Woman paid $1.1M in invasive search lawsuit

MGN Online
Monday, July 7, 2014 - 3:54pm

A New Mexico woman has been paid $1.1 million after reaching a settlement with University Medical Center of El Paso and two Texas Tech University physicians, according to the woman's attorneys with the ACLU of New Mexico and Texas.

The lawsuit, dismissed today after the settlement was reached in May, stems from accusations over invasive body cavity searches performed on the 54-year-old woman that began with Customs and Border Protection Office of Field Operations officers at the Paso del Norte International Bridge, and eventually moved to the hospital.

UMC leaders say the hospital paid $125,000, Texas Tech paid $500,000, and the insurance carrier, National Union National Union Fire Insurance Company, paid $475,000.

As we reported, the hospital also reviewed and changed hospital policy in regards to the treatment suspects being brought in to the hospital.

A drug-sniffing K9 unit with CBP alerted to the presence of narcotics on the woman, which led to a series of searches including a strip-search, an observed bowel movement, X-ray, speculum exam, rectal exam, vaginal exam, and a CT scan, all conducted without a warrant.

No narcotics were ever found.

"Despite the trauma and humiliation endured by our client, she had the courage to step forward," said Rebecca L. Robertson, legal and policy director for the ACLU of Texas. "Because of her, the hospital has changed its policy to prevent this from happening to others. Now we hope that CBP will also take responsibility and stop subjecting innocent people to unconstitutional and abusive searches."
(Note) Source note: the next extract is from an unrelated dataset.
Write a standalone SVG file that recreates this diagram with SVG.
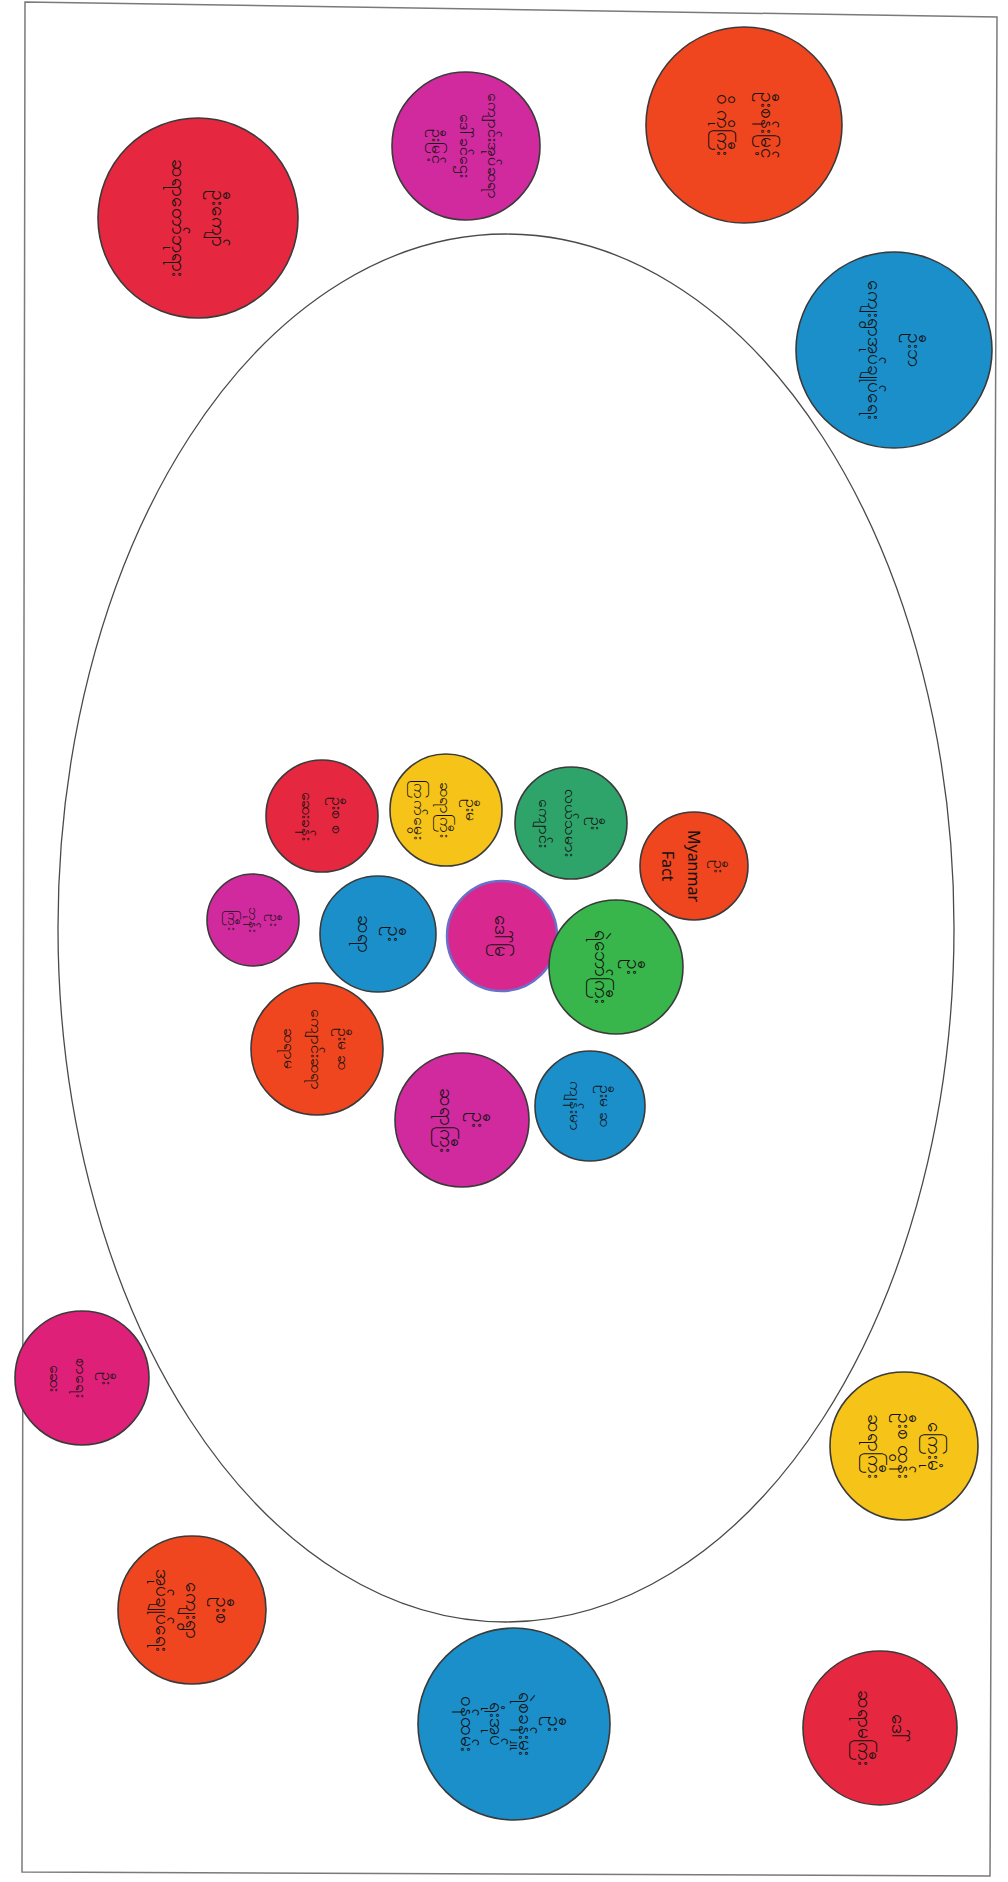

"We are very pleased that the hospital has taken steps to alleviate the great wrong done to our client," said ACLU of New Mexico cooperating attorney Laura Schauer Ives. "We hope this settlement will stand as a powerful reminder to other doctors and medical facilities that they have the right and responsibility to refuse to carry out unjustified, unnecessary, demeaning searches on behalf of law enforcement."

The suit against the CBP officers involved is still ongoing.